Prep Time 15 minutes
Cook Time 10 minutes
Total Time 25 minutes
Servings: 4 servings
Course: Main Course, Salad, Side Dish
Cuisine: Italian
Calories: 1080

Ingredients
  

Pasta and Vegetables
  • 16 oz cheese tortellini Look for high-quality fresh or frozen options.
  • 1 cup cherry tomatoes, halved Adds freshness and color.
  • 1 cup spinach, chopped Can substitute with arugula for a peppery twist.
  • 1/2 cup feta cheese, crumbled Can substitute with mozzarella for a milder flavor.
  • 1/4 cup Kalamata olives, sliced Can substitute with green olives or capers.
Dressings
  • 1/2 cup Italian dressing Use homemade for a fresher taste.
  • 1/4 cup pesto Adds a richness to the salad.
Seasoning
  • to taste Salt and pepper Adjust seasoning according to preference.

Method
 

Preparation
  1. Start by boiling a large pot of water.

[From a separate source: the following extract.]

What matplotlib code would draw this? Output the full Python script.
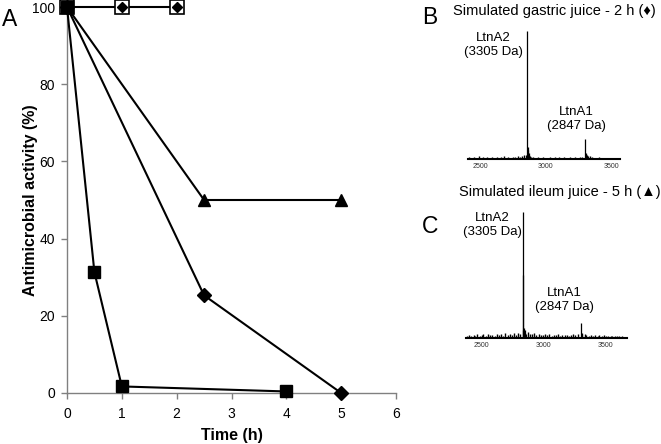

Once it’s boiling, add the cheese tortellini and cook according to the package instructions.
  2. Once cooked, drain the tortellini, and rinse it briefly under cold water to stop the cooking process.
  3. While the tortellini is cooking, wash and chop your fresh ingredients: halve the cherry tomatoes and chop the spinach.
Mixing Ingredients
  1. In a large bowl, combine the cooked tortellini, halved cherry tomatoes, chopped spinach, crumbled feta cheese, and sliced Kalamata olives.
  2. Toss them gently to combine, ensuring an even distribution of all the flavors.
Making the Dressing
  1. In a smaller bowl, whisk together the Italian dressing and pesto until well blended.
  2. Pour the dressing over the tortellini salad mixture and toss everything together gently.
Final Preparation
  1. Taste the salad and add salt and pepper as needed to enhance the flavors.
  2. Cover the salad and chill in the refrigerator for at least 30 minutes before serving.

Notes

Add fresh spinach and tomatoes just before serving if prepared ahead of time to keep them crisp. Pairs well with grilled vegetables or garlic bread.